La aldaba
Carlos Navarro Antolín
El sofá blanqueador de la Moncloa
Prohibido hablar de cómo está la cosa”, rezaba hace unos años sobre una barra de madera, tabla de náufragos, en Triana. En estos días se me viene la frase a la cabeza con ánimo, por supuesto, de desobedecerla. Porque hay que ver cómo está la cosa. No hay que irse –o mejor sí, para compensar tanta indolencia– a la barbarie, injustificable se mire por donde se mire, que está cometiendo Israel, o a la chulería de ese gringo que preside no solo su país (también intenta mandar en los otros) como si fuera un tratante de ganado. Lo que vemos por la ventana basta para proclamar: “¡Cómo está la cosa!”. La columna de humo tóxico que avanza desde los Alcores no nos impide entrever el hueco que deja el Monkey que ya no está, ni el cacho de pantalla de ubicación movediza con Melody a tope. Tampoco desdibuja el chiringuitazo que este Ayuntamiento, por darle a Vox por su gusto, trata de tangar bajo el suave eufemismo Oficina de maternidad. Ni amortigua la tonada del flautista de Hamelin detrás de la que baila un turismo predador que desfonda el paisaje y al paisanaje de la ciudad. La cosa está como para, aprovechando las ofertas por liquidación en Pichardo, comprarse un matasuegras y desplegarlo en las narices del que venga con el cuento de que Sevilla está estupenda.

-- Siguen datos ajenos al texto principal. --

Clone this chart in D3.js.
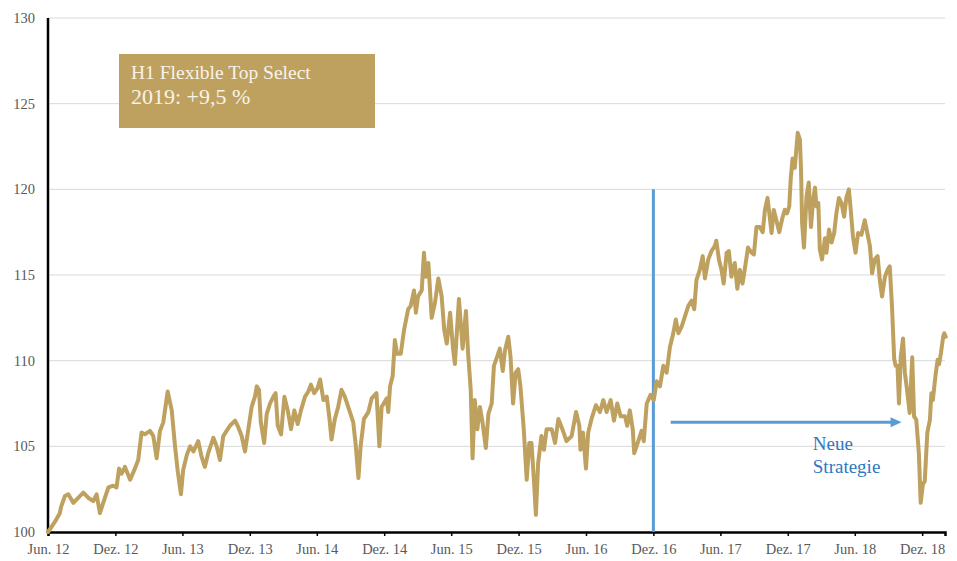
<!DOCTYPE html>
<html>
<head>
<meta charset="utf-8">
<script src="https://cdn.jsdelivr.net/npm/d3@7"></script>
<style>
  body { margin: 0; background: #fff; }
  svg { display: block; }
</style>
</head>
<body>
<div id="chart"></div>
<script>
// fund price, indexed to 100 at Jun 2012
const dates = [
  "2012-06-01","2012-06-20","2012-07-03","2012-07-07","2012-07-17","2012-07-26","2012-08-09","2012-08-18",
  "2012-09-05","2012-09-18","2012-10-02","2012-10-11","2012-10-20","2012-10-29","2012-11-12","2012-11-25",
  "2012-12-04","2012-12-11","2012-12-18","2012-12-27","2013-01-10","2013-01-23","2013-02-01","2013-02-10",
  "2013-02-19","2013-03-05","2013-03-14","2013-03-23","2013-04-01","2013-04-10","2013-04-22","2013-05-03",
  "2013-05-12","2013-05-19","2013-05-28","2013-06-03","2013-06-13","2013-06-22","2013-07-01","2013-07-14",
  "2013-07-23","2013-08-01","2013-08-10","2013-08-24","2013-09-02","2013-09-11","2013-09-20","2013-09-29",
  "2013-10-08","2013-10-22","2013-10-31","2013-11-09","2013-11-18","2013-11-27","2013-12-06","2013-12-15",
  "2013-12-20","2013-12-26","2013-12-31","2014-01-09","2014-01-16","2014-01-25","2014-02-03","2014-02-09",
  "2014-02-15","2014-02-24","2014-03-05","2014-03-14","2014-03-23","2014-04-01","2014-04-10","2014-04-19",
  "2014-04-30","2014-05-09","2014-05-16","2014-05-25","2014-06-03","2014-06-10","2014-06-19","2014-06-28",
  "2014-07-05","2014-07-11","2014-07-20","2014-07-29","2014-08-07","2014-08-16","2014-08-30","2014-09-08",
  "2014-09-15","2014-09-22","2014-09-28","2014-10-07","2014-10-19","2014-10-28","2014-11-10","2014-11-18",
  "2014-11-24","2014-12-08","2014-12-12","2014-12-17","2014-12-24","2014-12-30","2015-01-05","2015-01-15",
  "2015-01-24","2015-02-04","2015-02-11","2015-02-20","2015-02-25","2015-03-03","2015-03-13","2015-03-19",
  "2015-03-24","2015-03-31","2015-04-09","2015-04-18","2015-04-27","2015-05-06","2015-05-13","2015-05-20",
  "2015-05-29","2015-06-06","2015-06-11","2015-06-22","2015-07-02","2015-07-11","2015-07-17","2015-07-24",
  "2015-07-29","2015-08-04","2015-08-11","2015-08-18","2015-08-25","2015-09-03","2015-09-10","2015-09-19",
  "2015-09-25","2015-10-04","2015-10-11","2015-10-19","2015-10-25","2015-11-03","2015-11-09","2015-11-16",
  "2015-11-23","2015-11-30","2015-12-06","2015-12-15","2015-12-23","2015-12-30","2016-01-05","2016-01-12",
  "2016-01-17","2016-01-23","2016-02-01","2016-02-08","2016-02-15","2016-02-29","2016-03-09","2016-03-18",
  "2016-03-29","2016-04-09","2016-04-23","2016-05-05","2016-05-14","2016-05-17","2016-05-24","2016-06-01",
  "2016-06-07","2016-06-16","2016-06-28","2016-07-09","2016-07-18","2016-07-27","2016-08-07","2016-08-16",
  "2016-08-25","2016-09-03","2016-09-15","2016-09-21","2016-09-28","2016-10-06","2016-10-10","2016-10-18",
  "2016-10-30","2016-11-05","2016-11-13","2016-11-23","2016-12-02","2016-12-10","2016-12-19","2016-12-28",
  "2017-01-06","2017-01-15","2017-01-24","2017-01-31","2017-02-07","2017-02-16","2017-02-25","2017-03-06",
  "2017-03-15","2017-03-22","2017-03-28","2017-04-06","2017-04-14","2017-04-20","2017-04-29","2017-05-08",
  "2017-05-17","2017-05-21","2017-05-28","2017-06-04","2017-06-10","2017-06-18","2017-06-24","2017-07-01",
  "2017-07-10","2017-07-17","2017-07-24","2017-07-31","2017-08-06","2017-08-15","2017-08-25","2017-08-31",
  "2017-09-07","2017-09-16","2017-09-24","2017-09-30","2017-10-07","2017-10-13","2017-10-18","2017-10-24",
  "2017-10-31","2017-11-08","2017-11-16","2017-11-23","2017-11-29","2017-12-05","2017-12-09","2017-12-14",
  "2017-12-20","2017-12-28","2018-01-03","2018-01-06","2018-01-09","2018-01-14","2018-01-21","2018-01-27",
  "2018-02-02","2018-02-08","2018-02-13","2018-02-17","2018-02-22","2018-02-26","2018-03-04","2018-03-12",
  "2018-03-16","2018-03-23","2018-03-30","2018-04-06","2018-04-12","2018-04-19","2018-04-26","2018-05-03",
  "2018-05-09","2018-05-16","2018-05-21","2018-05-27","2018-06-03","2018-06-10","2018-06-19","2018-06-28",
  "2018-07-06","2018-07-12","2018-07-18","2018-07-25","2018-08-02","2018-08-08","2018-08-14","2018-08-22",
  "2018-08-29","2018-09-04","2018-09-10","2018-09-16","2018-09-20","2018-09-25","2018-09-29","2018-10-04",
  "2018-10-10","2018-10-15","2018-10-22","2018-10-28","2018-11-04","2018-11-09","2018-11-15","2018-11-22",
  "2018-11-27","2018-12-03","2018-12-08","2018-12-15","2018-12-22","2018-12-26","2018-12-30","2019-01-06",
  "2019-01-12","2019-01-16","2019-01-21","2019-01-27","2019-01-30","2019-02-03"
];
const values = [
  100.0,100.6,101.1,101.5,102.1,102.2,101.7,101.9,
  102.3,102.0,101.8,102.2,101.1,101.7,102.6,102.7,
  102.6,103.7,103.4,103.8,103.05,103.7,104.2,105.8,
  105.7,105.9,105.6,104.3,105.9,106.4,108.2,107.1,
  105.0,103.6,102.2,103.6,104.5,105.0,104.7,105.3,
  104.4,103.8,104.6,105.5,105.0,104.2,105.6,105.9,
  106.2,106.5,106.1,105.6,104.7,106.0,107.3,107.9,
  108.5,108.3,106.4,105.2,106.9,107.5,107.9,108.1,
  106.2,105.7,107.9,107.1,106.0,107.1,106.3,107.1,
  107.9,108.2,108.6,108.1,108.4,108.9,107.7,107.9,
  106.7,105.4,106.6,107.3,108.3,107.9,107.0,106.4,
  105.0,103.15,105.0,106.6,107.0,107.8,108.1,105.0,
  107.3,107.8,107.0,108.5,109.1,111.2,110.4,110.4,
  111.8,113.0,113.2,114.1,112.8,113.75,114.1,116.3,
  114.9,115.7,112.5,113.4,114.8,113.75,111.8,111.0,
  112.8,110.7,109.8,113.6,110.7,112.9,110.4,108.3,
  104.3,107.7,106.0,107.3,106.4,104.9,106.9,107.5,
  109.7,110.25,110.7,109.4,110.6,111.4,110.25,107.5,
  109.3,109.5,108.5,106.0,103.05,105.2,105.2,102.9,
  101.0,104.0,105.6,104.8,106.0,106.0,105.2,106.6,
  106.0,105.3,105.6,107.0,106.2,104.8,105.8,103.7,
  105.8,106.6,107.4,107.0,107.7,107.0,107.7,106.5,
  107.5,106.75,106.75,106.2,107.1,106.0,104.6,105.1,
  105.9,105.3,107.5,108.0,107.7,108.8,108.5,109.7,
  109.3,110.8,111.6,112.4,111.6,112.0,112.6,113.2,
  113.5,113.0,114.7,115.3,116.1,114.8,115.9,116.4,
  116.7,117.0,115.9,115.3,114.5,116.3,116.4,114.9,
  115.7,114.2,115.3,114.5,115.3,116.6,116.3,116.2,
  117.8,117.8,117.5,118.8,119.5,118.4,117.45,118.8,
  118.2,117.5,118.3,118.8,118.6,119.0,120.6,121.8,
  121.25,123.3,122.9,121.15,118.0,116.6,119.6,120.4,
  117.8,119.4,120.1,119.0,119.2,116.5,115.9,117.15,
  116.3,117.65,116.9,117.45,118.6,119.5,119.2,118.4,
  119.5,120.0,118.8,117.25,116.3,117.45,117.35,118.2,
  117.35,116.7,115.1,115.9,116.1,114.7,113.75,114.9,
  115.3,115.5,113.2,110.1,109.7,109.7,107.5,110.25,
  111.3,109.3,108.1,106.95,110.2,106.75,106.55,104.6,
  101.7,102.8,102.95,105.8,106.55,108.1,107.7,109.1,
  110.05,109.8,110.45,111.4,111.6,111.4
];

const tickDates = ["2012-06-01","2012-12-01","2013-06-01","2013-12-01","2014-06-01","2014-12-01","2015-06-01",
  "2015-12-01","2016-06-01","2016-12-01","2017-06-01","2017-12-01","2018-06-01","2018-12-01"];
const tickLabels = ["Jun. 12","Dez. 12","Jun. 13","Dez. 13","Jun. 14","Dez. 14","Jun. 15",
  "Dez. 15","Jun. 16","Dez. 16","Jun. 17","Dez. 17","Jun. 18","Dez. 18"];
const yTicks = [100, 105, 110, 115, 120, 125, 130];

const boxLines = ["H1 Flexible Top Select", "2019: +9,5 %"];
const strategyLabel = ["Neue", "Strategie"];
const strategyDate = "2016-12-01";   // vertical marker
const arrowFrom = "2017-01-17";
const arrowTo = "2018-10-06";
const arrowLevel = 106.4;
const labelDate = "2018-02-07";

const width = 957, height = 561;
const margin = { top: 18, right: 12, bottom: 29, left: 48 };
const font = "'Liberation Serif', 'Times New Roman', serif";
const gold = "#BFA15F";
const blue = "#5B9BD5";

const parse = d3.timeParse("%Y-%m-%d");
const data = dates.map((d, i) => ({ date: parse(d), value: values[i] }));

const svg = d3.select("#chart").append("svg")
  .attr("width", width)
  .attr("height", height);

const x = d3.scaleTime()
  .domain([parse("2012-06-01"), parse("2019-02-01")])
  .range([margin.left, width - margin.right]);

const y = d3.scaleLinear()
  .domain([100, 130])
  .range([height - margin.bottom, margin.top]);

// gridlines
svg.append("g")
  .selectAll("line")
  .data(yTicks.filter(t => t > 100))
  .enter().append("line")
  .attr("x1", margin.left)
  .attr("x2", width - margin.right)
  .attr("y1", d => y(d))
  .attr("y2", d => y(d))
  .attr("stroke", "#d9d9d9")
  .attr("stroke-width", 1);

// y labels
svg.append("g")
  .selectAll("text")
  .data(yTicks)
  .enter().append("text")
  .attr("x", margin.left - 13)
  .attr("y", d => y(d))
  .attr("dy", "0.35em")
  .attr("text-anchor", "end")
  .style("font-family", font)
  .style("font-size", "14.5px")
  .style("fill", "#595959")
  .text(d => d);

// x axis
const xAxis = d3.axisBottom(x)
  .tickValues(tickDates.map(parse))
  .tickFormat((d, i) => tickLabels[i])
  .tickSize(4)
  .tickPadding(8);

const gx = svg.append("g")
  .attr("transform", "translate(0," + y(100) + ")")
  .call(xAxis);
gx.select(".domain").attr("stroke", "#000").attr("stroke-width", 2.5);
gx.selectAll(".tick line").attr("stroke", "#000").attr("stroke-width", 1.5);
gx.selectAll(".tick text")
  .style("font-family", font)
  .style("font-size", "14.5px")
  .style("fill", "#595959");

// y axis line
svg.append("line")
  .attr("x1", margin.left).attr("x2", margin.left)
  .attr("y1", y(130)).attr("y2", y(100) + 1)
  .attr("stroke", "#000")
  .attr("stroke-width", 2.5);

// vertical strategy marker
svg.append("line")
  .attr("x1", x(parse(strategyDate))).attr("x2", x(parse(strategyDate)))
  .attr("y1", y(120)).attr("y2", y(100))
  .attr("stroke", blue)
  .attr("stroke-width", 3);

// price line
const line = d3.line()
  .x(d => x(d.date))
  .y(d => y(d.value));

svg.append("path")
  .datum(data)
  .attr("fill", "none")
  .attr("stroke", gold)
  .attr("stroke-width", 4)
  .attr("stroke-linejoin", "round")
  .attr("stroke-linecap", "round")
  .attr("d", line);

// arrow
const ax1 = x(parse(arrowFrom)), ax2 = x(parse(arrowTo)), ay = y(arrowLevel);
svg.append("line")
  .attr("x1", ax1).attr("x2", ax2 - 9)
  .attr("y1", ay).attr("y2", ay)
  .attr("stroke", blue)
  .attr("stroke-width", 3);
svg.append("path")
  .attr("d", "M" + ax2 + "," + ay + " L" + (ax2 - 11) + "," + (ay - 5) + " L" + (ax2 - 11) + "," + (ay + 5) + " Z")
  .attr("fill", blue);

// strategy label
svg.append("g")
  .selectAll("text")
  .data(strategyLabel)
  .enter().append("text")
  .attr("x", x(parse(labelDate)))
  .attr("y", (d, i) => y(arrowLevel) + 28 + i * 22.5)
  .style("font-family", font)
  .style("font-size", "19px")
  .style("fill", "#2E78C0")
  .text(d => d);

// info box
const box = svg.append("g").attr("transform", "translate(119,54)");
box.append("rect")
  .attr("width", 256)
  .attr("height", 74)
  .attr("fill", gold);
box.append("text")
  .attr("x", 12).attr("y", 25)
  .style("font-family", font)
  .style("font-size", "19.5px")
  .style("fill", "#F7F3EA")
  .text(boxLines[0]);
box.append("text")
  .attr("x", 12).attr("y", 50)
  .style("font-family", font)
  .style("font-size", "22px")
  .style("fill", "#F7F3EA")
  .text(boxLines[1]);
</script>
</body>
</html>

Mas hay una frase que reta a la de antes y le dobla el puño en estos días. Es la pregunta: “¿Dónde hay que firmar?”. La escucho y la digo a todas horas. ¿Dónde hay que firmar para que este aire fresco de las mañanitas me rodee siempre? ¿Dónde hay que firmar para que las lluvias de este año vuelvan con las oscuras golondrinas del que viene? ¿Y dónde, para que el sol que se cuela entre las ramas nos siga alumbrando por dentro con la misericordia con la que ahora mismo lo hace? A pesar de las alergias, los atascos y la lenta administración de la muerte, a pesar de todo lo arriba referido, la primavera se impone y nos da sopas con ondas. Por el paseo junto al río hay árboles que, a pesar de las barrabasadas que se perpetran contra ellos, nos regalan su esplendor hasta el punto de hacerme caer de rodillas. Las flores en la ribera despiden un impresionante calor húmedo y el primer pájaro del alba tiene el detallazo de despertar últimamente a este cuerpo, que aún guarda el calor del roce y de las risas de otros cuerpos la otra tarde en la caseta. Toda esta plenitud, regalada –sin merecerla, tal cual nos portamos– de estos días azules y este sol de la infancia no convalida ni hace olvidar cómo está la cosa. Antes bien, nos anima a rebatirla con ganas, a tomar nota y a querer, contra el sino de estos tiempos, que este sea un lugar más habitable. “Hermosas ninfas que en el río metidas / contentas habitáis en las moradas / de relucientes piedras fabricadas / y en columnas de vidrio sostenidas…”, seguid rogando por nosotros.